La La Land opens in Philly Friday and takes place in LA as a Jazz pianist and an aspiring actress have a happenstance run in on a busy highway, he honks his horn and she flips him the bird. After they happen into each other again and again we finally have the spark that develops into the kind of love story, which could only be captured in musical form. Both are dreamers, he wants to open his own Jazz club and she wants to actually land an acting gig, while still managing day jobs and a well of self doubt.


From the grand opening musical number on a gridlocked LA freeway Chazelle quickly establishes a new musical language of the film, which while rooted in the classics, still features a very distinct modern flavor. Our protagonists Sebastian and Mia played by Ryan Gosling and Emma Stone now in their third film together show an effortless chemistry on screen that is a throw back to some of the great couples of the silver screen. While Stone is simply amazing as Mia, it’s Gosling who surprised me the most as the curmudgeonly comedic jazz obsessed Sebastian, who refuses to give up no matter what.

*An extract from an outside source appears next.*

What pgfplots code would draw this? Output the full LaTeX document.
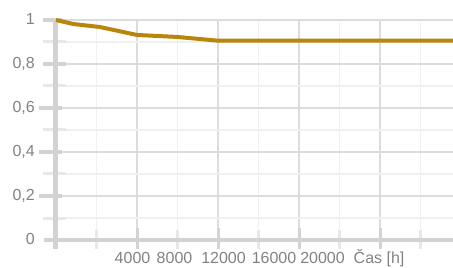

Even though the film is a musical there is an underlying reality in the love story that feels at times intimate and autobiographical, this is definitely thanks to one huge influence on the film Jacques Demy’s The Umbrellas of Cherbourg. It’s that kind of sincerity that grounds this story as we find out there is possibility that this wont end in happily ever after. Damien Chazelle fuses the musical with the indie drama to give us something very different, yet still managing to hit those same beats. La La Land is sublime cinema in its purest form. It’s a film that dances across the screen with pure joy and color, the way the best cinema should, leaving you with a song in your heart and a spring in your step.